Task requirements: Quote all of the data exactly as given. Skip every picture it contains.
-- Start Dataset content --
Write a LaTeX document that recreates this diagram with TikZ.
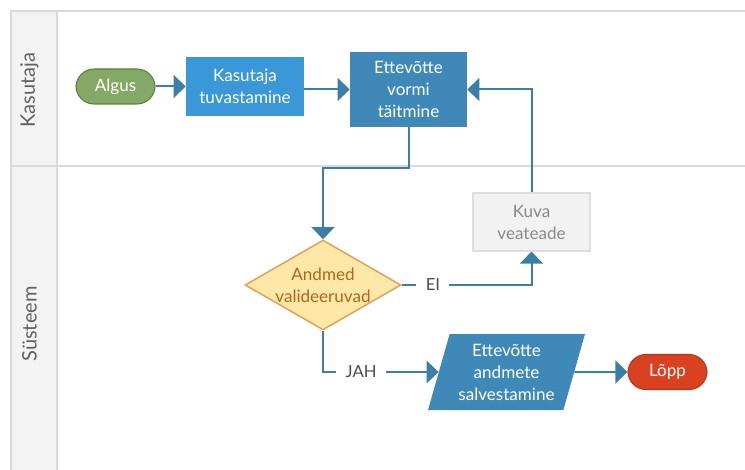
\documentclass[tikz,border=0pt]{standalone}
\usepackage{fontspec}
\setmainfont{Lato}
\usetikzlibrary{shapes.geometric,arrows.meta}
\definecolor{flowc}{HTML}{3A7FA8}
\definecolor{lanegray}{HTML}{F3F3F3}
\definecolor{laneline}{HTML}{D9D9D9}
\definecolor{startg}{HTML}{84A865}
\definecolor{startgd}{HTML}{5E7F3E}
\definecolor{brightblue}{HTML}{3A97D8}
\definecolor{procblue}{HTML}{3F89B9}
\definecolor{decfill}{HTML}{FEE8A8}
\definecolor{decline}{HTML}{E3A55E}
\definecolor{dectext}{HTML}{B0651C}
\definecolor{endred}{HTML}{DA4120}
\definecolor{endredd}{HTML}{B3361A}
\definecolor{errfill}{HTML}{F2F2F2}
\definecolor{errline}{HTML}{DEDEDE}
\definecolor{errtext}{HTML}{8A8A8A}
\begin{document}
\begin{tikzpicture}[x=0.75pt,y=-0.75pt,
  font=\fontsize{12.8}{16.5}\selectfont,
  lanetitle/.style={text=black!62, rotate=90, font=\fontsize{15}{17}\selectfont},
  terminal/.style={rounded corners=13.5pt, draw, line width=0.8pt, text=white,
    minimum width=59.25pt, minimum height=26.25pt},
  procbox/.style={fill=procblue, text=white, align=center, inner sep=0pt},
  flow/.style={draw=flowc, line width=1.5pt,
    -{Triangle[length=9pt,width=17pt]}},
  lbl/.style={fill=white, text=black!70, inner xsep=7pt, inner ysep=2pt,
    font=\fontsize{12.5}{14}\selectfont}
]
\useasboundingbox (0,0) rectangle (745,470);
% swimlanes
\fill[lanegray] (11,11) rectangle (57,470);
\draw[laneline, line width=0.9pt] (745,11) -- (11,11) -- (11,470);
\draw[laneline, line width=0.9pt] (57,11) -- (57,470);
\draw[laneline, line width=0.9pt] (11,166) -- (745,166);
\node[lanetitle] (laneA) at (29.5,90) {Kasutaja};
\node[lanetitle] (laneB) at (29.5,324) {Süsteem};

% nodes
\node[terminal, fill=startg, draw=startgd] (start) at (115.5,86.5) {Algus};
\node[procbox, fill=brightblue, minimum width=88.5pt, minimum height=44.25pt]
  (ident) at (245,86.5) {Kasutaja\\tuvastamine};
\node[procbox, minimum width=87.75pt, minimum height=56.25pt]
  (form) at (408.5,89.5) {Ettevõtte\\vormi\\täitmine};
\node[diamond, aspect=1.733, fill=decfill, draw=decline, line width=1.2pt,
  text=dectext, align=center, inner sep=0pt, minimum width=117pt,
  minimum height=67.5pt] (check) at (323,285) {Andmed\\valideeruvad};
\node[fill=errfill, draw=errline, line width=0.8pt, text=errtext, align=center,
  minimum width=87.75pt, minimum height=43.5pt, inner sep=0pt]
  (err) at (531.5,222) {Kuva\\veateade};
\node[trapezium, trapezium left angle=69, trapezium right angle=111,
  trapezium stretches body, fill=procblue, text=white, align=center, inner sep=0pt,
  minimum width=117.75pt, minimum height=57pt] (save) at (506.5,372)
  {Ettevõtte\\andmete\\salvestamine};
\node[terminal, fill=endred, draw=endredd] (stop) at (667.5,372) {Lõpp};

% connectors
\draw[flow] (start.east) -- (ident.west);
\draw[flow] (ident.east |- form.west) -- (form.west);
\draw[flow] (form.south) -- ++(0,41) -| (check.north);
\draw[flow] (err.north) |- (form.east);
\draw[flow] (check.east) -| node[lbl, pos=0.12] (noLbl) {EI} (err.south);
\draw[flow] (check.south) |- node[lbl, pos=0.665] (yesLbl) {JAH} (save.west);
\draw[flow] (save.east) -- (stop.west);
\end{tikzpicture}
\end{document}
-- End Dataset content --
Complete output:
Write a LaTeX document that recreates this diagram with TikZ.
\documentclass[tikz,border=0pt]{standalone}
\usepackage{fontspec}
\setmainfont{Lato}
\usetikzlibrary{shapes.geometric,arrows.meta}
\definecolor{flowc}{HTML}{3A7FA8}
\definecolor{lanegray}{HTML}{F3F3F3}
\definecolor{laneline}{HTML}{D9D9D9}
\definecolor{startg}{HTML}{84A865}
\definecolor{startgd}{HTML}{5E7F3E}
\definecolor{brightblue}{HTML}{3A97D8}
\definecolor{procblue}{HTML}{3F89B9}
\definecolor{decfill}{HTML}{FEE8A8}
\definecolor{decline}{HTML}{E3A55E}
\definecolor{dectext}{HTML}{B0651C}
\definecolor{endred}{HTML}{DA4120}
\definecolor{endredd}{HTML}{B3361A}
\definecolor{errfill}{HTML}{F2F2F2}
\definecolor{errline}{HTML}{DEDEDE}
\definecolor{errtext}{HTML}{8A8A8A}
\begin{document}
\begin{tikzpicture}[x=0.75pt,y=-0.75pt,
  font=\fontsize{12.8}{16.5}\selectfont,
  lanetitle/.style={text=black!62, rotate=90, font=\fontsize{15}{17}\selectfont},
  terminal/.style={rounded corners=13.5pt, draw, line width=0.8pt, text=white,
    minimum width=59.25pt, minimum height=26.25pt},
  procbox/.style={fill=procblue, text=white, align=center, inner sep=0pt},
  flow/.style={draw=flowc, line width=1.5pt,
    -{Triangle[length=9pt,width=17pt]}},
  lbl/.style={fill=white, text=black!70, inner xsep=7pt, inner ysep=2pt,
    font=\fontsize{12.5}{14}\selectfont}
]
\useasboundingbox (0,0) rectangle (745,470);
% swimlanes
\fill[lanegray] (11,11) rectangle (57,470);
\draw[laneline, line width=0.9pt] (745,11) -- (11,11) -- (11,470);
\draw[laneline, line width=0.9pt] (57,11) -- (57,470);
\draw[laneline, line width=0.9pt] (11,166) -- (745,166);
\node[lanetitle] (laneA) at (29.5,90) {Kasutaja};
\node[lanetitle] (laneB) at (29.5,324) {Süsteem};

% nodes
\node[terminal, fill=startg, draw=startgd] (start) at (115.5,86.5) {Algus};
\node[procbox, fill=brightblue, minimum width=88.5pt, minimum height=44.25pt]
  (ident) at (245,86.5) {Kasutaja\\tuvastamine};
\node[procbox, minimum width=87.75pt, minimum height=56.25pt]
  (form) at (408.5,89.5) {Ettevõtte\\vormi\\täitmine};
\node[diamond, aspect=1.733, fill=decfill, draw=decline, line width=1.2pt,
  text=dectext, align=center, inner sep=0pt, minimum width=117pt,
  minimum height=67.5pt] (check) at (323,285) {Andmed\\valideeruvad};
\node[fill=errfill, draw=errline, line width=0.8pt, text=errtext, align=center,
  minimum width=87.75pt, minimum height=43.5pt, inner sep=0pt]
  (err) at (531.5,222) {Kuva\\veateade};
\node[trapezium, trapezium left angle=69, trapezium right angle=111,
  trapezium stretches body, fill=procblue, text=white, align=center, inner sep=0pt,
  minimum width=117.75pt, minimum height=57pt] (save) at (506.5,372)
  {Ettevõtte\\andmete\\salvestamine};
\node[terminal, fill=endred, draw=endredd] (stop) at (667.5,372) {Lõpp};

% connectors
\draw[flow] (start.east) -- (ident.west);
\draw[flow] (ident.east |- form.west) -- (form.west);
\draw[flow] (form.south) -- ++(0,41) -| (check.north);
\draw[flow] (err.north) |- (form.east);
\draw[flow] (check.east) -| node[lbl, pos=0.12] (noLbl) {EI} (err.south);
\draw[flow] (check.south) |- node[lbl, pos=0.665] (yesLbl) {JAH} (save.west);
\draw[flow] (save.east) -- (stop.west);
\end{tikzpicture}
\end{document}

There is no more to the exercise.